Task statement >>
Repeat the material below exactly, with no pictures.

Rows >>
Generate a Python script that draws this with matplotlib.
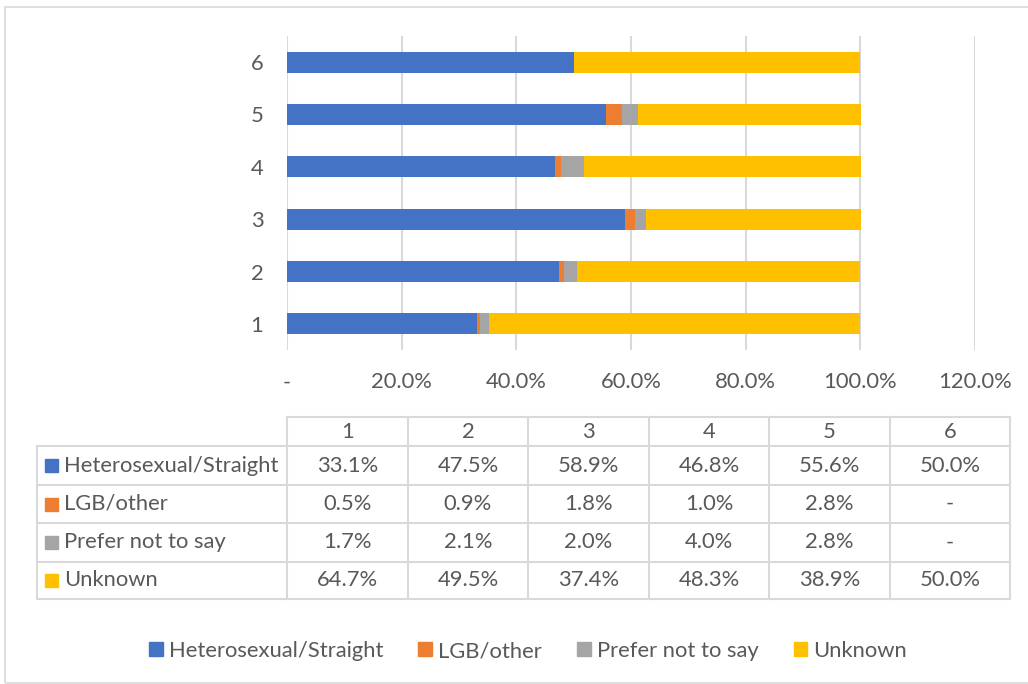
import matplotlib
matplotlib.use("Agg")
import matplotlib.pyplot as plt
from matplotlib.patches import Rectangle, Patch
from matplotlib.lines import Line2D
from matplotlib.ticker import FuncFormatter

categories = ["1", "2", "3", "4", "5", "6"]
series_names = ["Heterosexual/Straight", "LGB/other", "Prefer not to say", "Unknown"]
heterosexual = [33.1, 47.5, 58.9, 46.8, 55.6, 50.0]
lgb_other = [0.5, 0.9, 1.8, 1.0, 2.8, 0.0]
prefer_not = [1.7, 2.1, 2.0, 4.0, 2.8, 0.0]
unknown = [64.7, 49.5, 37.4, 48.3, 38.9, 50.0]
colors = ["#4472C4", "#ED7D31", "#A5A5A5", "#FFC000"]
x_ticks = [0, 20, 40, 60, 80, 100, 120]

plt.rcParams['font.family'] = ['Lato', 'DejaVu Sans']
TXT = "#595959"
GRID = "#D9D9D9"
FS = 15.8
W, H = 1028, 684
fig = plt.figure(figsize=(W / 100, H / 100), dpi=100)

def fx(px):
    return px / W

def fy(py):
    return 1 - py / H

# outer border
fig.add_artist(Rectangle((fx(5), fy(683)), fx(1030) - fx(5), fy(7) - fy(683),
                         transform=fig.transFigure, fill=False, edgecolor=GRID, lw=1.2))

ax = fig.add_axes([fx(287), fy(350), fx(975) - fx(287), fy(36) - fy(350)])
series = [heterosexual, lgb_other, prefer_not, unknown]
ypos = list(range(1, len(categories) + 1))
left = [0.0] * len(categories)
for vals, c, name in zip(series, colors, series_names):
    ax.barh(ypos, vals, left=left, height=0.4, color=c, label=name, zorder=3)
    left = [l + v for l, v in zip(left, vals)]

ax.set_xlim(0, 120)
ax.set_ylim(0.5, len(categories) + 0.5)
ax.set_xticks(x_ticks)
ax.xaxis.set_major_formatter(FuncFormatter(lambda v, p: "-" if v == 0 else f"{v:.1f}%"))
ax.set_yticks(ypos)
ax.set_yticklabels(categories)
ax.grid(axis="x", color=GRID, lw=1.5, zorder=0)
for s in ax.spines.values():
    s.set_visible(False)
ax.tick_params(axis="both", length=0, labelsize=FS, colors=TXT)
ax.tick_params(axis="x", pad=16)
ax.tick_params(axis="y", pad=17)

# data table
col_edges = [287, 408, 528, 649, 769, 890, 1010]
row_edges = [417, 446, 485, 523, 562, 599]
tl = dict(transform=fig.transFigure, color=GRID, lw=1.5)
fig.add_artist(Line2D([fx(col_edges[0]), fx(col_edges[-1])], [fy(row_edges[0])] * 2, **tl))
for r in row_edges[1:]:
    fig.add_artist(Line2D([fx(37), fx(col_edges[-1])], [fy(r)] * 2, **tl))
for c in col_edges:
    fig.add_artist(Line2D([fx(c)] * 2, [fy(row_edges[0]), fy(row_edges[-1])], **tl))
fig.add_artist(Line2D([fx(37)] * 2, [fy(row_edges[1]), fy(row_edges[-1])], **tl))

for j, cat in enumerate(categories):
    cx = (col_edges[j] + col_edges[j + 1]) / 2
    fig.text(fx(cx), fy((row_edges[0] + row_edges[1]) / 2), cat, ha="center", va="center",
             fontsize=FS, color=TXT)
for i, (vals, c, name) in enumerate(zip(series, colors, series_names)):
    cy = (row_edges[i + 1] + row_edges[i + 2]) / 2
    fig.add_artist(Rectangle((fx(45), fy(cy + 6.5)), fx(13), fy(0) - fy(13),
                             transform=fig.transFigure, color=c))
    fig.text(fx(64), fy(cy), name, ha="left", va="center", fontsize=FS, color=TXT)
    for j, v in enumerate(vals):
        cx = (col_edges[j] + col_edges[j + 1]) / 2
        fig.text(fx(cx), fy(cy), "-" if v == 0 else f"{v:.1f}%", ha="center", va="center",
                 fontsize=FS, color=TXT)

handles = [Patch(color=c) for c in colors]
fig.legend(handles, series_names, loc="center", bbox_to_anchor=(fx(528), fy(651)), ncol=4,
           frameon=False, fontsize=FS, labelcolor=TXT, handlelength=0.62, handleheight=0.62,
           handletextpad=0.28, columnspacing=1.6)

fig.savefig("out.png", dpi=100)
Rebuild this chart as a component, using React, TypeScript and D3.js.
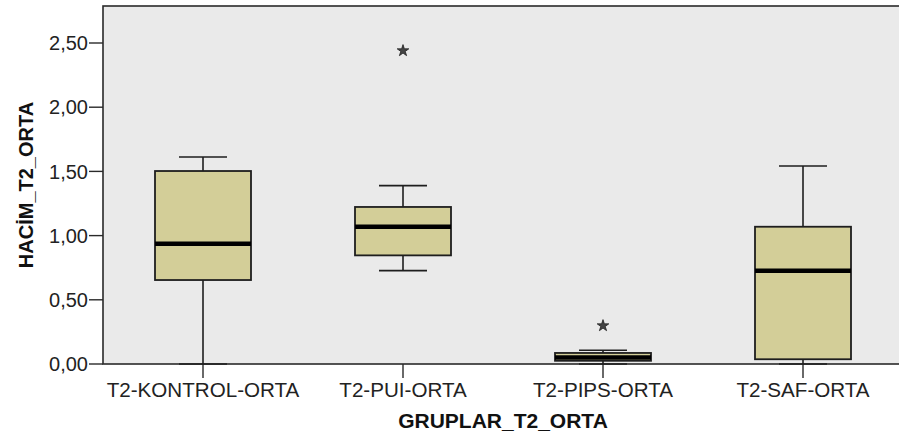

Written solution >>
Generate a Python script that draws this with matplotlib.
import matplotlib
matplotlib.use("Agg")
import matplotlib.pyplot as plt
from matplotlib.patches import Rectangle, Patch
from matplotlib.lines import Line2D
from matplotlib.ticker import FuncFormatter

categories = ["1", "2", "3", "4", "5", "6"]
series_names = ["Heterosexual/Straight", "LGB/other", "Prefer not to say", "Unknown"]
heterosexual = [33.1, 47.5, 58.9, 46.8, 55.6, 50.0]
lgb_other = [0.5, 0.9, 1.8, 1.0, 2.8, 0.0]
prefer_not = [1.7, 2.1, 2.0, 4.0, 2.8, 0.0]
unknown = [64.7, 49.5, 37.4, 48.3, 38.9, 50.0]
colors = ["#4472C4", "#ED7D31", "#A5A5A5", "#FFC000"]
x_ticks = [0, 20, 40, 60, 80, 100, 120]

plt.rcParams['font.family'] = ['Lato', 'DejaVu Sans']
TXT = "#595959"
GRID = "#D9D9D9"
FS = 15.8
W, H = 1028, 684
fig = plt.figure(figsize=(W / 100, H / 100), dpi=100)

def fx(px):
    return px / W

def fy(py):
    return 1 - py / H

# outer border
fig.add_artist(Rectangle((fx(5), fy(683)), fx(1030) - fx(5), fy(7) - fy(683),
                         transform=fig.transFigure, fill=False, edgecolor=GRID, lw=1.2))

ax = fig.add_axes([fx(287), fy(350), fx(975) - fx(287), fy(36) - fy(350)])
series = [heterosexual, lgb_other, prefer_not, unknown]
ypos = list(range(1, len(categories) + 1))
left = [0.0] * len(categories)
for vals, c, name in zip(series, colors, series_names):
    ax.barh(ypos, vals, left=left, height=0.4, color=c, label=name, zorder=3)
    left = [l + v for l, v in zip(left, vals)]

ax.set_xlim(0, 120)
ax.set_ylim(0.5, len(categories) + 0.5)
ax.set_xticks(x_ticks)
ax.xaxis.set_major_formatter(FuncFormatter(lambda v, p: "-" if v == 0 else f"{v:.1f}%"))
ax.set_yticks(ypos)
ax.set_yticklabels(categories)
ax.grid(axis="x", color=GRID, lw=1.5, zorder=0)
for s in ax.spines.values():
    s.set_visible(False)
ax.tick_params(axis="both", length=0, labelsize=FS, colors=TXT)
ax.tick_params(axis="x", pad=16)
ax.tick_params(axis="y", pad=17)

# data table
col_edges = [287, 408, 528, 649, 769, 890, 1010]
row_edges = [417, 446, 485, 523, 562, 599]
tl = dict(transform=fig.transFigure, color=GRID, lw=1.5)
fig.add_artist(Line2D([fx(col_edges[0]), fx(col_edges[-1])], [fy(row_edges[0])] * 2, **tl))
for r in row_edges[1:]:
    fig.add_artist(Line2D([fx(37), fx(col_edges[-1])], [fy(r)] * 2, **tl))
for c in col_edges:
    fig.add_artist(Line2D([fx(c)] * 2, [fy(row_edges[0]), fy(row_edges[-1])], **tl))
fig.add_artist(Line2D([fx(37)] * 2, [fy(row_edges[1]), fy(row_edges[-1])], **tl))

for j, cat in enumerate(categories):
    cx = (col_edges[j] + col_edges[j + 1]) / 2
    fig.text(fx(cx), fy((row_edges[0] + row_edges[1]) / 2), cat, ha="center", va="center",
             fontsize=FS, color=TXT)
for i, (vals, c, name) in enumerate(zip(series, colors, series_names)):
    cy = (row_edges[i + 1] + row_edges[i + 2]) / 2
    fig.add_artist(Rectangle((fx(45), fy(cy + 6.5)), fx(13), fy(0) - fy(13),
                             transform=fig.transFigure, color=c))
    fig.text(fx(64), fy(cy), name, ha="left", va="center", fontsize=FS, color=TXT)
    for j, v in enumerate(vals):
        cx = (col_edges[j] + col_edges[j + 1]) / 2
        fig.text(fx(cx), fy(cy), "-" if v == 0 else f"{v:.1f}%", ha="center", va="center",
                 fontsize=FS, color=TXT)

handles = [Patch(color=c) for c in colors]
fig.legend(handles, series_names, loc="center", bbox_to_anchor=(fx(528), fy(651)), ncol=4,
           frameon=False, fontsize=FS, labelcolor=TXT, handlelength=0.62, handleheight=0.62,
           handletextpad=0.28, columnspacing=1.6)

fig.savefig("out.png", dpi=100)
Rebuild this chart as a component, using React, TypeScript and D3.js.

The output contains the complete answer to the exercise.